See also http://www.openstreetmap.org (have not checked this link, it was in the wiki page on BW)

Searching members and couches

Drupal core has a built-in search that searches everything (users, nodes, etc). More powerful and customized things are possible with Views in combination with one of the location modules - but still needs to be explored.

It can make sense to write a custom search module, for a better performance and flexibility, and so that site owners don't have the trouble of customization. This custom module could even define a custom view (based on Views module)

Messages between Members

Need to check existing modules.

Menu / Navigation

Basically, I don't see any technical limitations for this. The Drupal menu system + Menu Blocks module are usually sufficient, and some custom functionality can be implemented where this is not enough.

Admin links: The nice thing with Drupal's menu system is that it filters out links to pages that you are not allowed to see. So, admin links can simply be added in the normal menu.


Multi-language features

Drupal has a lot of language features already built-in (core locale module). You can get more with the Internationalization ("i18n") module and a bunch of other extra modules.
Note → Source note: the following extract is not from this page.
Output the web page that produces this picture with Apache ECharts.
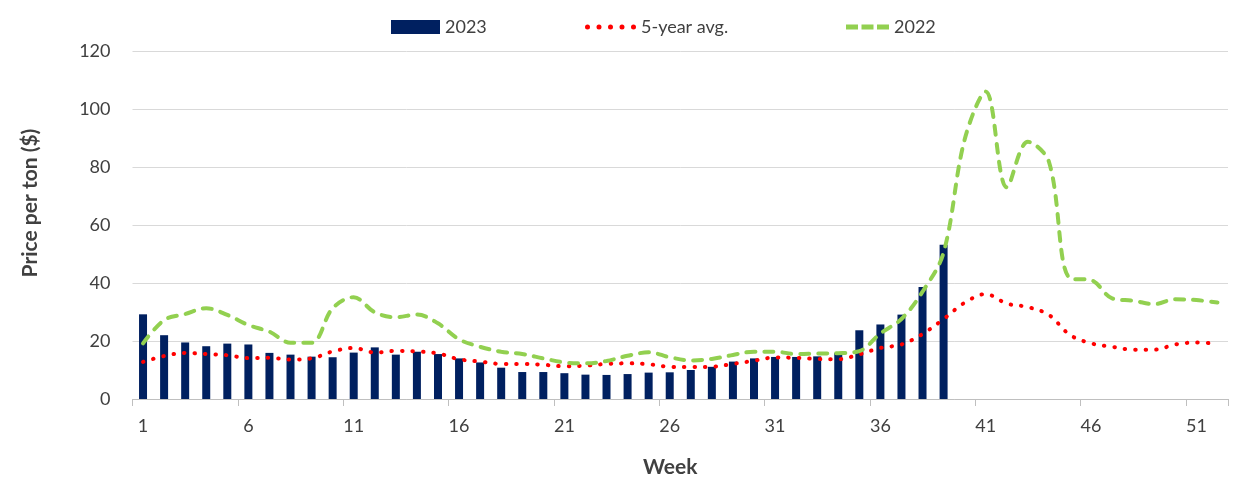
<!DOCTYPE html>
<html>
<head>
<meta charset="utf-8">
<script src="https://cdn.jsdelivr.net/npm/echarts@6/dist/echarts.min.js"></script>
<style>
html,body{margin:0;padding:0;background:#fff;}
#chart{width:1235px;height:479px;}
</style>
</head>
<body>
<div id="chart"></div>
<script>
const weeks = Array.from({length: 52}, (_, i) => String(i + 1));
const y2023 = [29.2,22.0,19.5,18.2,19.1,18.8,15.9,15.3,14.6,14.4,16.0,17.8,15.3,16.3,15.5,14.0,12.6,10.8,9.3,9.3,8.9,8.4,8.3,8.6,9.1,9.2,10.0,11.1,12.9,14.0,14.5,14.5,14.7,15.9,23.7,25.7,29.1,38.6,53.2];
const avg5 = [12.8,14.8,15.9,15.5,15.1,14.1,14.2,13.6,14.0,16.4,17.6,16.0,16.6,16.4,15.7,13.7,12.9,12.1,12.1,11.8,11.3,11.5,12.1,12.3,12.0,11.1,11.0,11.1,12.1,13.2,14.3,14.2,13.8,13.7,15.4,17.6,18.8,22.4,27.6,33.2,36.2,32.9,31.7,29.0,22.1,19.2,18.0,17.0,17.0,18.8,19.5,19.0];
const y2022 = [19.2,27.2,29.3,31.3,29.0,25.5,23.2,19.4,19.4,31.3,35.1,29.9,28.2,29.1,26.1,20.6,18.0,16.3,15.5,14.0,12.6,12.3,13.1,14.9,16.1,14.4,13.3,13.8,15.2,16.3,16.3,15.5,15.7,15.8,16.5,22.6,27.6,37.0,50.5,89.5,106.0,73.0,88.7,81.8,41.6,41.0,34.7,33.9,32.7,34.4,34.1,33.3];
const yTicks = [0, 20, 40, 60, 80, 100, 120];

const FONT = 'Lato, "Open Sans", sans-serif';
const TXT = '#404040';

function dotsPath() {
  let p = '';
  for (let i = 0; i < 5; i++) {
    const cx = 2.5 + i * 11.5;
    p += 'M' + (cx - 2.5) + ',2.5a2.5,2.5 0 1,0 5,0a2.5,2.5 0 1,0 -5,0z';
  }
  return 'path://' + p;
}
const dashPath = 'path://M0,0h12v5h-12zM15.5,0h12v5h-12zM31,0h12v5h-12z';

const chart = echarts.init(document.getElementById('chart'), null, {renderer: 'canvas'});
const legendBase = {
  top: 13, itemGap: 0, symbolKeepAspect: false,
  textStyle: {fontFamily: FONT, fontSize: 18, color: TXT},
  selectedMode: false
};
chart.setOption({
  animation: false,
  backgroundColor: '#fff',
  grid: {left: 132.5, right: 7, top: 51, bottom: 80, containLabel: false, outerBoundsMode: 'none'},
  legend: [
    Object.assign({}, legendBase, {left: 386, itemWidth: 49, itemHeight: 14,
      data: [{name: '2023', icon: 'rect'}]}),
    Object.assign({}, legendBase, {left: 580, itemWidth: 51, itemHeight: 5,
      data: [{name: '5-year avg.', icon: dotsPath(), itemStyle: {color: '#ff0000'}}]}),
    Object.assign({}, legendBase, {left: 841, itemWidth: 43, itemHeight: 5,
      data: [{name: '2022', icon: dashPath, itemStyle: {color: '#92d050'}}]})
  ],
  xAxis: {
    type: 'category',
    data: weeks,
    boundaryGap: true,
    name: 'Week',
    nameLocation: 'middle',
    nameGap: 58,
    nameTextStyle: {fontFamily: FONT, fontSize: 21, fontWeight: 'bold', color: TXT, padding: [0, 20, 0, 0]},
    axisLine: {lineStyle: {color: '#bfbfbf', width: 1}},
    axisTick: {show: true, interval: 4, length: 7, lineStyle: {color: '#bfbfbf'}},
    axisLabel: {interval: 4, margin: 18, fontFamily: FONT, fontSize: 18, color: TXT},
    splitLine: {show: false}
  },
  yAxis: {
    type: 'value',
    min: 0, max: 120, interval: 20,
    name: 'Price per ton ($)',
    nameLocation: 'middle',
    nameGap: 92,
    nameTextStyle: {fontFamily: FONT, fontSize: 21, fontWeight: 'bold', color: TXT, padding: [0, 0, 0, 44]},
    axisLine: {show: false},
    axisTick: {show: false},
    axisLabel: {margin: 22, fontFamily: FONT, fontSize: 18, color: TXT,
      formatter: v => yTicks.includes(v) ? String(v) : ''},
    splitLine: {lineStyle: {color: '#d9d9d9', width: 1}}
  },
  series: [
    {
      name: '2023', type: 'bar', data: y2023, barWidth: 8,
      itemStyle: {color: '#002060'}
    },
    {
      name: '5-year avg.', type: 'line', data: avg5, smooth: 0.35,
      symbol: 'none', showSymbol: false,
      itemStyle: {color: '#ff0000'},
      lineStyle: {color: '#ff0000', width: 4, type: [0.5, 10], cap: 'round'}
    },
    {
      name: '2022', type: 'line', data: y2022, smooth: 0.35,
      symbol: 'none', showSymbol: false,
      itemStyle: {color: '#92d050'},
      lineStyle: {color: '#92d050', width: 4, type: [9, 9], cap: 'round'}
    }
  ]
});
</script>
</body>
</html>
Translated content (nodes)

If you want to translate a node, Drupal creates a new node for each language version.

Translated text

Drupal, similar to WordPress, has a translation function used inside core and module code, used this way:

 t('Please translate this piece of text');

Consequence: If you change one letter of this text, all the translations need to be re-done. And, if two texts are the same in the code, the translations will also be the same - even if the context is different.

The BW system works differently, because the translation function does not get the English string as an argument, but a keyword. In some way this is more flexible, because you can have different keywords for two texts that might be the same in English, but different in Russian. And, you can change the English translation without flushing all other translations, and without changing the code. On the other hand, if you implement a new page you always have to add some english translations, otherwise it will look horribly broken.

Interface for translators

The current platform running BeWelcome has some nice features for translators, where translation links are placed directly in the content. The BW system does work even if the text to translate is in a html tag attribute (such as, an image alt attribute, or a link title attribute - the link is placed somewhere where it doesn't break the layout.

Drupal has some similar features, but I have not checked out how they work exactly. Would be a good idea to do some research.

Trust links / Friend links / References

Modules to check for friend links:

References could be modeled as comments, but maybe it's better to have a dedicated custom module for that.

Other features

Groups

Check the "organic groups" module.

Forum

Ideally this should work together with "groups".. or for smaller sites it can make sense to have one big forum.

Check the "Advanced Forum" module.

Wiki

Check http://drupal.org/project/wikitools and a bunch of other wiki-related modules.

Chat

Check out the different available modules

Blog (for users and groups)

Site-wide blogs are easily possible with Drupal. User blogs are possible with the blog module (shipped with core). I'm sure that group blogs are possible with some contrib module..

Galleries

Usually you will make each picture node with filefield, and with any number of extra fields you want, plus comments. OR you can make each node have a collection of pictures, using flexifield or just multiple imagefields. Or make a custom data structure for that (but why?)

There is a bunch of modules to make this easier for you and that provide different ways to browse these pictures. Some of them based on Views. And if that is not enough, a custom module can make everything possible.

Customized pages and forms

Sometimes we want to have a page or a form (such as, user profiles, or a signup form, etc) almost exactly like it is delivered by Drupal + contributed modules, but we want to change some tiny bits: For instance, add an option to the signup form to sign up for specific groups, etc. Or disable some fields. Or, split the profile page up to several different pages.

Luckily, this is all possible by creating custom modules! You can grab the data for generating a form or a page, modify it, and let Drupal render the modified form. Or you can intercept the usual process of rendering a page, do your modifications, and give back to Drupal to do the rest. The nice thing is, you only implement what you want to change, and leave the rest to Drupal core + contrib.

And of course, you can theme every bit of a Drupal page. You can even do a lot of the above mentioned customizations with themes alone, but beware! This can bloat your theme and makes it hard to provide alternative themes.


Migration (Import / Export)

Drupal does have various import and export features to import data from other platforms.


Release Management

(written from a BW-Rox perspective - please adapt)

Right now release management in BW is based on SVN. Most changes live in the code, so it's easy to track things via SVN, and a release is mostly code.

DB changes are done via dbupdate.php - which is not the nicest way to do it, but it keeps things more or less transparent by only looking at SVN.

Problem: How to deploy configuration changes?

Drupal works quite differently, as a lot of things happen in the DB, and will thus not show up on SVN. Releasing a new version will mean both changes to the code (CSS files, theme templates, modules), and changes in the DB via the admin backend. This makes things a bit more difficult and less transparent for developers who want to keep track of things via SVN.

And quite often you get heavy dependencies of DB and code - for instance, if template files refer to content type names that only exist in the DB.

Solution: Custom modules instead of admin configuration

It is possible to define a lot of stuff in Drupal in the code, instead of the DB, via custom modules. I would very much vote for this option. It requires some Drupal expertise, though.